Foster Care as a Viable Alternative to Institutional Care in the Middle East: Community Acceptance and Stigma Across Type of Placement in Jordan.
Mackenzie MJ, Brewer KB, Schwalbe CS, Gearing RE, Ibrahim RW, Batayneh J, Darwish DM, Al-Kharabsheh J, Al-Zuʼbi MH.
J Dev Behav Pediatr. 2012 May 29. [Epub ahead of print]
From the * School of Social Work, Columbia University, New York, NY; †Columbia University Middle East Research Center, Amman, Jordan.
Utilizing an experimental vignette design, this study assessed attitudes in the Hashemite Kingdom of Jordan toward the implementation of foster care as an alternative to institutions for children in need of care and protection.
A sample of 111 adults were surveyed in Amman and presented with a vignette describing a 14-year-old boy who came into the care of the Ministry of Social Development when he was a baby after being placed by the grandfather because of shame surrounding the mother being unwed. The vignettes systematically varied as to whether the child was described as raised in an orphanage, with a relative in a kinship foster placement, or with a nonkin foster family. Participants were then asked a series of questions about their acceptance of the child, stigma that the community might attach to the child, and potential outcomes for the child.

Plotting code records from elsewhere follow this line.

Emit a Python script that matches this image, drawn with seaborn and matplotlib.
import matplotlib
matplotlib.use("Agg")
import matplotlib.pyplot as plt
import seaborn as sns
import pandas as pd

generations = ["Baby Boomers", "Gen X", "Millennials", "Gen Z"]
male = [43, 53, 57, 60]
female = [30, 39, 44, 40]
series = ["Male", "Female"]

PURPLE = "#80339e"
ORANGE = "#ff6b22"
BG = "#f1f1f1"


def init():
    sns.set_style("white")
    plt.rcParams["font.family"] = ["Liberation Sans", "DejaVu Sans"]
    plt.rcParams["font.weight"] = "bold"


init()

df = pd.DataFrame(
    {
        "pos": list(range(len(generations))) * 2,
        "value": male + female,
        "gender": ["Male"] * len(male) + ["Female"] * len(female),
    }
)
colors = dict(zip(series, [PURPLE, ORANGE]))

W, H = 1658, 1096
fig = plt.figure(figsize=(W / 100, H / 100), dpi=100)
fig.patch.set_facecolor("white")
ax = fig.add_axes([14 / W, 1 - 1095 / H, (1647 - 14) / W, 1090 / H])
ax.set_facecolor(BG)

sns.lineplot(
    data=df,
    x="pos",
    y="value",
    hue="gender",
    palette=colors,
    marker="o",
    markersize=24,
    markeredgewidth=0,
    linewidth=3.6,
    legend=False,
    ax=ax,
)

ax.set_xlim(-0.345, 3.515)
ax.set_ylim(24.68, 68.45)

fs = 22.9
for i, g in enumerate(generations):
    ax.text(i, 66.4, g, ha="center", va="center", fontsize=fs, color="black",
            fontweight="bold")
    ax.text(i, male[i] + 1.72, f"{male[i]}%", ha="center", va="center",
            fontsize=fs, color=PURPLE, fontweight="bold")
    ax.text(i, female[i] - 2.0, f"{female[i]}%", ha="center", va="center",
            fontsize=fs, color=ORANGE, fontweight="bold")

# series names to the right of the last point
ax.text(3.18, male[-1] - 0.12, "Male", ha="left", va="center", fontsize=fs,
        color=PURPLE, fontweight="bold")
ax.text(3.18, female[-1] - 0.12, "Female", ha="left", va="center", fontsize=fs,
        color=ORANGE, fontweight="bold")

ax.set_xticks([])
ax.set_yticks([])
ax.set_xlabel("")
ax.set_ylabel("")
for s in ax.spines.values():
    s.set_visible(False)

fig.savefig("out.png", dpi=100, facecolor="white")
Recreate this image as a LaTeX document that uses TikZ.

We found no differences across the acceptance and stigma questions between the kinship and nonkin foster conditions. The 2 foster care options were at least as acceptable as current institutional models across all domains, and participants were more likely to accept the child going to school with or being friends with their child if they were in foster care rather than an institution.
These results represent the first evidence of public acceptance of foster care as a model of care in Jordan and may inform the process of local stakeholders implementing alternatives to institutional care on a meaningful and sustainable scale in the Kingdom and regionally.